UPDATED In an interview with ABC News last week, Texas Gov. Rick Perry called the idea of shutting down the government if Obamacare is not defunded "nonsensical" - staking out a position in stark contrast to fellow Texas Republican Sen. Ted Cruz, who concluded a more than 21-hour protest speech over that very issue on the Senate floor on Wednesday.
"I don't think it's a good option," Perry told ABC's Jeff Zeleny when asked whether shuttering the federal government if a resolution to keep the government funded did not also defund President Obama's signature health care reform law.
But in the interview, for the Yahoo! News "Power Players" video series which was conducted last Thursday before Cruz's long speech but after the Texas senator had already signaled his willingness to shut down the government over his opposition to funding Obamacare, Perry declined to say whether Cruz was wrong.
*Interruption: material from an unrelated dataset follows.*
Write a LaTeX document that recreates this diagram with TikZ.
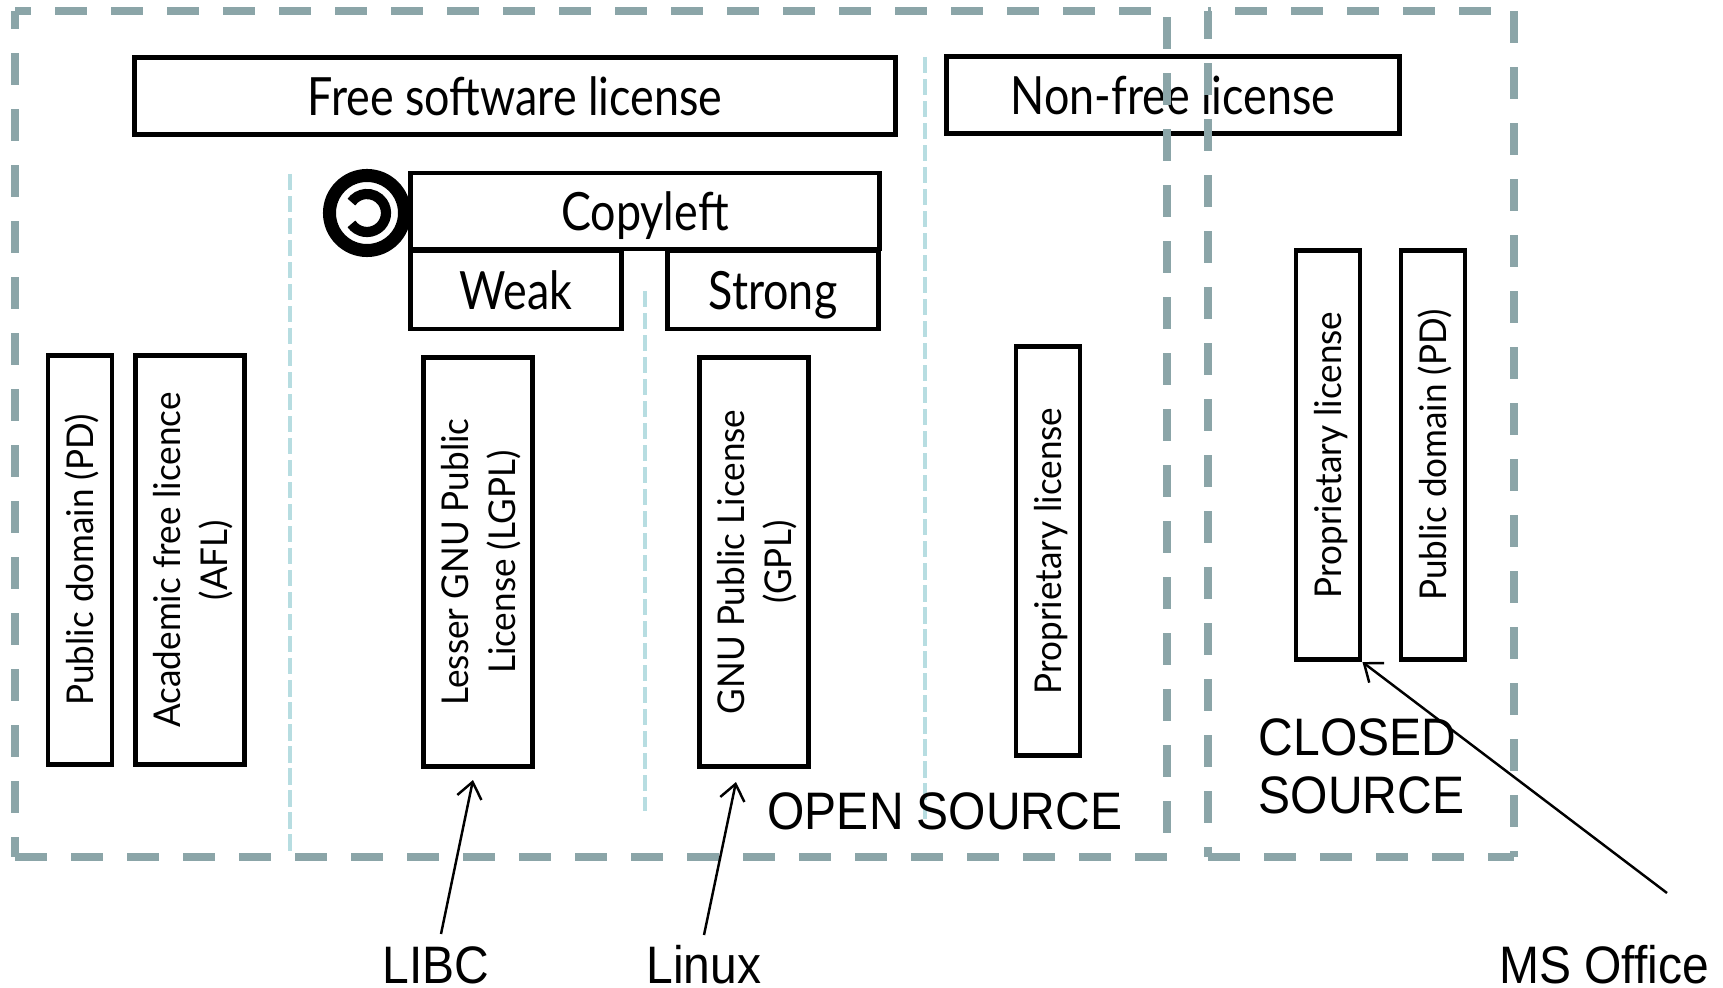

"Well, I'm not going to say he's wrong," said Perry, who could be a potential 2016 presidential candidate. "I hope they're working to try to find the solutions to fixing this and working with both sides of the aisle. We do it every day in states, whether it's Maryland or whether it's Texas to find solutions to these problems. One thing about governors, they have to perform, they have to deliver, we have timelines, and Washington, they talk a lot."
Tuesday night, as Cruz was talking, Perry tweeted words of encouragement to the Texas senator.
"I'm proud to see Texans in our nation's capital standing firm against Obamacare and working to protect our state and our country from this disastrous law," Perry said in a statement to ABC News on Wednesday. "I hope Washington listens to Sen. Cruz and the growing chorus of Americans who oppose federally mandated health care."
Here's a portion of the Q&A between Zeleny and Gov. Perry:
ABC NEWS: "Some Republicans now have the decision in front of them to defund Obamacare, the Affordable Care Act. Or, if not, the government should close down, perhaps temporarily. Do you think that would be a risky move for Republicans? Would it be the same as '95, '96 when the government shut down temporarily, or are times different?"
RICK PERRY: "Well, it's one of the options."
ABC NEWS: "Is it a good option?"
RICK PERRY: "I don't think it's a good option. What I suggest is there's still time to sit down and try to fix Obamacare. When you have the unions that are now publically against this thing, when you see the number of people that are going to lose jobs, the number of folks that are going to go from full-time to part-time employees because of the implementation of Obamacare, the way that it's written. When you see this myriad of problems with it, and the fact is that it's going to cost more money, they've publically stated it's going to cost more money now, and people aren't going to get to keep their doctor. So, a lot of the premise it was set upon was false. So I there's still time for Congress to go in an fix it, and when I talk about fixing it, I'm talking about."
ABC NEWS: "So fix it, not defund it necessarily?"
RICK PERRY: "Putting things into place that can fix Obamacare like health savings accounts, like personal responsibility programs, giving states the flexibility to come up with programs that fit their populations rather than this one size fits all. If Congress could do that, and would do that, then I think it goes towards fixing our healthcare delivery system. On the other side of that is if they can't do that, why would we want to fund something that we know is going to bankrupt the states? One of the reasons we didn't participate in expansion of Medicaid is because we've run the numbers. This is $18 billion over the next ten years out of the coffers of the state of Texas. A $100 billion in all funds going in over the next 10 years and only a 3 percent reduction in the number of uninsured our state. That's just not a good exchange. So, if they can't fix it, why would you want to pay for that? Why would you want that to go forward? The idea that you got to defund government over one program is a bit nonsensical as well."
ABC NEWS: "So is Senator Cruz wrong?"
RICK PERRY: "Well, I'm not going to say he's wrong. I hope they're working to try to find the solutions to fixing this and working with both sides of the aisle. We do it every day in states, whether it's Maryland or whether it's Texas to find solutions to these problems. One thing about governors, they have to perform, they have to deliver, we have timelines, and Washington, they talk a lot."